The idea for the documentary, airing in late September and into early October statewide, came as a result of Jenson’s experience, but was not set into motion until a few years later when Jenson returned to Indiana. “I was already in the TV industry and these real life documentaries are huge in England,” explains Jenson, “so I thought it’d be a great theme for a show.” Jenson contacted the INDOT and then reached out to the local PBS station, WFYI, who both approved and encouraged him to move forward with the idea.

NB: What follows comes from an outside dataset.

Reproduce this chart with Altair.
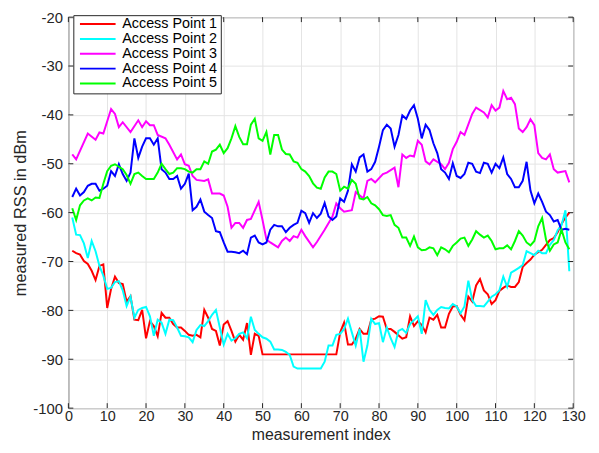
import altair as alt
import pandas as pd

SERIES = ["Access Point 1", "Access Point 2", "Access Point 3", "Access Point 4", "Access Point 5"]
COLORS = ["#ff0000", "#00ffff", "#ff00ff", "#0000ff", "#00ff00"]

ap1_x = [1,2,3,4,5,6,7,8,9,10,11,12,13,14,15,16,17,18,19,20,21,22,23,24,25,26,27,28,29,30,
         31,32,33,34,35,36,37,38,39,40,41,42,43,44,45,46,47,48,49,50,69,70,71,72,73,74,75,76,77,78,
         79,80,81,82,83,84,86,87,88,89,90,91,92,93,94,95,96,97,98,99,100,101,102,103,104,105,106,107,108,109,
         110,111,112,113,114,115,116,117,118,119,120,122,123,124,125,126,127,128,129]
ap1_y = [-67.8,-68.3,-68.6,-69.9,-70.5,-71.9,-73.8,-70.9,-70.6,-79.5,-75.6,-73.1,-74.4,-74.6,-78.2,-77.1,-81.9,-82.0,-79.9,-85.7,
         -82.2,-83.2,-85.3,-80.5,-81.5,-81.5,-82.8,-83.5,-83.5,-84.2,-85.0,-85.2,-85.0,-85.5,-79.9,-81.5,-83.8,-84.2,-87.2,-82.9,
         -82.2,-84.2,-86.4,-85.0,-86.0,-82.6,-89.1,-84.8,-85.2,-89.0,-89.0,-84.5,-82.5,-87.0,-87.0,-85.8,-83.8,-84.8,-84.8,-81.9,
         -81.7,-81.2,-81.3,-83.8,-83.8,-84.4,-85.8,-85.5,-81.2,-83.2,-82.2,-83.0,-84.5,-81.5,-81.9,-80.9,-83.5,-83.5,-80.7,-79.2,
         -79.1,-80.9,-82.0,-77.2,-78.2,-74.9,-73.6,-75.9,-76.7,-78.7,-77.9,-76.0,-75.4,-74.9,-75.2,-75.2,-74.2,-71.1,-70.3,-69.6,
         -68.6,-67.6,-66.6,-65.6,-65.2,-64.0,-62.3,-61.0,-60.0]

ap2_x = [1,2,3,4,5,6,7,8,9,10,11,12,13,14,15,16,17,18,19,20,21,22,23,24,25,26,27,28,29,30,
         31,32,33,34,35,36,37,38,39,40,41,42,43,44,45,46,47,48,49,50,51,52,53,54,55,56,57,58,59,65,
         66,67,68,69,70,71,72,73,74,75,76,77,78,79,80,81,82,83,84,85,86,87,88,89,90,91,92,93,94,95,
         96,97,98,99,100,101,102,103,104,105,106,107,108,109,110,111,112,113,114,115,116,117,118,119,120,121,122,123,124,125,
         126,127,128,129]
ap2_y = [-61.0,-64.5,-64.6,-66.3,-69.3,-65.8,-67.9,-70.9,-72.9,-75.6,-75.4,-74.2,-74.0,-75.9,-79.1,-77.2,-81.5,-79.9,-79.5,-79.3,
         -81.2,-85.2,-81.9,-82.5,-84.8,-81.9,-82.0,-83.5,-85.2,-85.3,-85.5,-86.5,-84.0,-83.0,-83.2,-82.2,-80.9,-79.9,-83.5,-87.0,
         -84.8,-86.2,-85.7,-84.8,-84.5,-85.7,-81.3,-84.0,-84.8,-85.5,-85.8,-86.4,-88.0,-88.0,-88.1,-88.5,-89.1,-91.5,-91.9,-91.9,
         -90.5,-87.2,-87.2,-85.0,-84.8,-83.8,-81.7,-84.5,-87.2,-83.8,-90.5,-87.2,-81.7,-82.8,-82.6,-86.5,-83.5,-85.7,-87.5,-84.2,
         -83.8,-84.6,-82.8,-82.0,-81.2,-84.8,-77.9,-79.9,-80.9,-79.9,-79.3,-79.5,-79.6,-78.7,-79.2,-80.6,-79.2,-73.9,-77.9,-79.1,
         -79.1,-79.2,-78.2,-77.2,-76.7,-75.9,-73.1,-75.2,-72.3,-71.8,-71.3,-70.7,-67.9,-68.3,-68.7,-67.8,-68.3,-68.3,-66.6,-65.6,
         -63.6,-62.6,-59.5,-72.0]

ap3_x = [1,2,5,7,8,9,11,12,13,14,16,18,19,20,21,22,23,25,26,28,29,30,31,32,33,35,36,37,39,40,
         41,42,43,44,45,46,47,49,50,51,52,54,55,56,57,58,59,60,61,63,64,66,68,69,70,71,73,74,76,77,
         78,79,81,82,84,85,86,87,88,89,90,91,92,93,94,96,97,98,99,100,101,102,104,105,107,108,109,110,111,112,
         113,114,115,116,117,118,119,120,121,122,123,124,125,126,128,129]
ap3_y = [-48.1,-49.1,-43.8,-45.1,-43.6,-43.8,-38.8,-39.8,-42.5,-41.5,-43.5,-41.1,-42.5,-41.3,-42.1,-42.1,-44.1,-44.8,-46.1,-49.1,
         -48.1,-50.1,-50.4,-52.5,-53.3,-53.5,-53.2,-56.1,-56.1,-56.5,-58.8,-63.1,-62.1,-62.1,-63.1,-61.5,-61.3,-57.8,-61.5,-65.5,
         -66.1,-67.1,-65.8,-65.1,-65.8,-64.8,-65.1,-63.5,-64.8,-67.1,-66.0,-63.5,-60.8,-58.1,-59.1,-59.8,-59.5,-55.8,-57.1,-53.5,
         -53.1,-53.8,-52.1,-51.8,-50.8,-54.8,-48.1,-48.8,-48.3,-48.5,-45.3,-46.1,-49.5,-50.1,-49.1,-50.1,-51.1,-49.8,-47.0,-45.5,
         -43.5,-44.1,-39.8,-38.5,-39.5,-40.5,-38.0,-39.1,-38.5,-35.1,-36.8,-36.5,-37.8,-42.8,-43.5,-42.5,-40.9,-42.1,-47.8,-48.8,
         -49.1,-48.1,-51.1,-51.8,-51.5,-53.8]

ap4_x = list(range(1, 130))
ap4_y = [-56.8,-55.1,-56.5,-55.8,-54.5,-54.1,-54.1,-55.5,-55.1,-54.5,-51.5,-52.5,-50.1,-52.1,-53.5,-51.8,-44.8,-48.8,-46.5,-44.8,
         -44.8,-46.1,-44.8,-51.1,-51.8,-53.1,-53.1,-52.5,-55.1,-54.1,-52.0,-59.5,-58.8,-57.3,-59.8,-60.5,-61.1,-63.8,-64.0,-66.1,
         -68.0,-68.0,-68.1,-68.3,-67.8,-68.5,-65.1,-64.7,-66.1,-66.5,-66.1,-63.5,-62.5,-62.8,-62.8,-64.0,-63.1,-62.5,-62.1,-59.6,
         -60.1,-62.1,-60.1,-61.1,-60.2,-58.0,-60.8,-61.5,-60.8,-57.1,-57.8,-55.5,-50.1,-51.6,-48.7,-48.1,-51.6,-51.1,-49.6,-46.5,
         -43.1,-42.0,-42.8,-46.5,-44.1,-40.1,-40.8,-39.1,-38.0,-40.8,-44.8,-42.0,-43.1,-45.8,-47.8,-51.1,-51.8,-53.1,-49.9,-52.5,
         -52.9,-52.1,-49.8,-50.0,-51.6,-51.9,-49.8,-50.0,-51.8,-50.0,-50.9,-48.7,-52.1,-53.1,-54.8,-54.8,-53.5,-49.6,-55.5,-58.1,
         -56.1,-57.8,-59.8,-60.5,-61.8,-61.5,-63.5,-63.3,-63.5]

ap5_x = [1,2,3,4,5,6,7,8,9,10,11,12,14,15,16,17,18,19,20,22,23,24,25,26,27,28,29,30,31,32,
         33,34,35,36,37,38,39,40,41,42,43,44,45,46,47,48,49,50,51,52,53,54,55,56,57,58,59,60,61,62,
         63,64,65,66,67,68,69,70,71,72,73,74,75,76,77,78,79,80,81,82,83,84,85,86,87,88,89,90,91,92,
         93,94,95,96,97,98,99,100,101,102,103,104,105,106,107,108,109,110,111,112,113,114,115,116,117,118,119,120,121,122,
         123,124,125,126,127,128,129]
ap5_y = [-59.1,-61.5,-58.5,-57.5,-57.1,-57.5,-56.9,-57.0,-54.1,-51.5,-50.4,-50.1,-51.1,-52.3,-54.1,-52.1,-51.8,-52.5,-53.1,-53.1,
         -51.8,-50.0,-51.1,-52.1,-51.8,-50.9,-50.9,-51.1,-51.6,-51.8,-51.1,-51.1,-49.5,-50.0,-47.5,-47.1,-46.1,-47.8,-46.8,-44.8,
         -42.3,-44.5,-46.0,-46.0,-42.0,-40.8,-44.8,-45.3,-43.5,-48.1,-44.1,-44.1,-47.1,-48.0,-48.1,-49.5,-49.8,-51.1,-51.6,-52.5,
         -54.0,-54.9,-55.1,-52.8,-51.6,-51.6,-52.1,-55.5,-54.7,-55.1,-53.3,-54.1,-57.1,-57.3,-56.8,-58.1,-58.5,-59.3,-60.5,-60.7,
         -60.5,-62.5,-63.1,-65.1,-65.1,-66.8,-64.9,-67.1,-67.7,-67.6,-67.1,-67.3,-68.7,-67.1,-67.5,-68.1,-66.8,-66.1,-65.3,-65.1,
         -66.8,-65.5,-63.8,-64.5,-65.1,-64.7,-65.8,-67.5,-67.3,-67.3,-66.7,-67.5,-65.8,-63.8,-64.7,-66.1,-66.7,-65.8,-62.8,-61.1,
         -65.5,-67.8,-66.5,-66.1,-63.5,-66.1,-67.5]

X_TICKS = list(range(0, 131, 10))
Y_TICKS = list(range(-100, -19, 10))

rows = []
for name, xs, ys in zip(SERIES, [ap1_x, ap2_x, ap3_x, ap4_x, ap5_x], [ap1_y, ap2_y, ap3_y, ap4_y, ap5_y]):
    for i, (a, b) in enumerate(zip(xs, ys)):
        rows.append({"series": name, "idx": a, "rss": b, "order": i})
df = pd.DataFrame(rows)

W, H = 510, 395
FONT = "Liberation Sans"
DARK = "#262626"

xscale = alt.Scale(domain=[0, 130], nice=False, zero=False)
yscale = alt.Scale(domain=[-100, -20], nice=False, zero=False)

xaxis = alt.Axis(values=X_TICKS, title="measurement index", grid=True, ticks=False, tickSize=0,
                 domain=False, labelPadding=2, labelFontSize=14.5, labelFlush=False,
                 labelOverlap=False, labelBound=False, format="d",
                 titleFontSize=16, titleBaseline="alphabetic", titleY=31.6)
yaxis = alt.Axis(values=Y_TICKS, title="measured RSS in dBm", grid=True, ticks=False, tickSize=0,
                 domain=False, labelPadding=6, titlePadding=4, labelFlush=False,
                 labelOverlap=False, labelBound=False, labelExpr="replace(datum.label, '−', '-')")

lines = alt.Chart(df).mark_line(strokeWidth=2, clip=True).encode(
    x=alt.X("idx:Q", scale=xscale, axis=xaxis, title="measurement index"),
    y=alt.Y("rss:Q", scale=yscale, axis=yaxis, title="measured RSS in dBm"),
    color=alt.Color("series:N", scale=alt.Scale(domain=SERIES, range=COLORS),
                    legend=alt.Legend(title=None, orient="none", legendX=5, legendY=-2,
                                      symbolType="stroke", symbolSize=1296, symbolStrokeWidth=2,
                                      clipHeight=12, rowPadding=0, labelFontSize=14.5, labelFont=FONT,
                                      labelColor="black", padding=3, labelOffset=5.7, symbolOffset=2.7,
                                      strokeColor=DARK, fillColor="white", cornerRadius=0)),
    detail="series:N",
    order="order:Q",
)

xt = pd.DataFrame({"idx": X_TICKS})
yt = pd.DataFrame({"rss": Y_TICKS})

tick_style = dict(color=DARK, strokeWidth=1)
bottom_ticks = alt.Chart(xt).mark_rule(**tick_style).encode(
    x=alt.X("idx:Q", scale=xscale, axis=xaxis, title="measurement index"),
    y=alt.value(H), y2=alt.value(H - 5))
top_ticks = alt.Chart(xt).mark_rule(**tick_style).encode(
    x=alt.X("idx:Q", scale=xscale, axis=xaxis, title="measurement index"),
    y=alt.value(0), y2=alt.value(5))
left_ticks = alt.Chart(yt).mark_rule(**tick_style).encode(
    y=alt.Y("rss:Q", scale=yscale, axis=yaxis, title="measured RSS in dBm"),
    x=alt.value(0), x2=alt.value(5))
right_ticks = alt.Chart(yt).mark_rule(**tick_style).encode(
    y=alt.Y("rss:Q", scale=yscale, axis=yaxis, title="measured RSS in dBm"),
    x=alt.value(W), x2=alt.value(W - 5))

chart = alt.layer(lines, bottom_ticks, top_ticks, left_ticks, right_ticks).properties(
    width=W, height=H,
    autosize=alt.AutoSizeParams(type="none"),
    padding={"left": 61, "top": 7, "right": 18, "bottom": 35},
    background="white",
).configure_view(
    stroke=DARK, strokeWidth=1, fill="white"
).configure_axis(
    labelFont=FONT, labelFontSize=15, labelColor=DARK,
    titleFont=FONT, titleFontSize=16.5, titleFontWeight="normal", titleColor=DARK,
    gridColor="#e4e4e4", gridWidth=1, gridOpacity=1,
)

chart.save("out.html", embed_options={"renderer": "svg", "actions": False})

Ryan Gallagher, INDOT Deputy Commissioner – Operations, said, “INDOT’s Hoosier Helper program is a vital component of the agency’s mission to enhance mobility and keep motorists safe on our interstates. Our Hoosier Helper crews risk their lives every day to serve others, and this documentary takes viewers on a journey into the workday of these individuals. INDOT greatly appreciates having the opportunity to work with the film-makers and their sponsors to depict the dedication in their day to day work.”

Jenson began shooting on his own at first, accompanying the Hoosier Helpers for at least ten ride-a-longs prior to having a PBS crew join. “The longer we spent with them and the more things we saw and the more incidents we dealt with, we realized that this was going to be great television – something people are going to love to watch.”

From a Vietnam veteran shedding tears of joy for the free service, to the life saving act of one Hoosier Helper who stopped to check a seemingly abandoned vehicle only to find its driver was actually suffering from a heart attack, the PBS crew captured hours of video. It typically takes three years to get enough footage for an hour-long show or ten hours of footage for one minute of decent, air worthy footage according to Jenson’s estimates. The PBS team captured footage for four and a half years that has been edited for the half hour documentary.

Beyond the roadway incidents and motorist assists, the crew also held interviews with assisted motorists including the Governor of Indiana and his wife “who had previously received assistance from the Hoosier Helpers” are interviewed in the documentary. The footage is filled with overwhelmingly positive reflections on the service provided and on the Hoosier Helpers themselves. “They aren’t just people going to work to make money, they’re people that are going to work in an industry that they absolutely love and they are specifically doing it to help people,” says Jenson about what he learned most from the experience. “They are a very rare breed of employee.”

Hoosier Helper Filming

The documentary titled "Who's your Helper?" got up close and personal with the Hoosier Helper drivers on the road.

Despite their presence on the roadway, many of Indiana’s motorists do not realize the Hoosier Helpers are there to assist them. The objective of this documentary for Jenson is to inform motorists of this service. “They are just out there purely to help people and it’s free, and you just don’t get that in this world.” The service he received and the Hoosier Helpers themselves are what spurred Jenson to pursue the documentary. “My main objective is to get them the recognition they so greatly deserve and I think this will do it.”

Jenson hopes the documentary is a success and can imagine a series of shows that follow the work of Safety Service Patrols. This version of “feel good” entertainment stands apart from more negatively branded television shows and documentaries currently available. The first test, of course, is popularity in the documentary’s home state and then depending on audience numbers, the documentary could become a national series.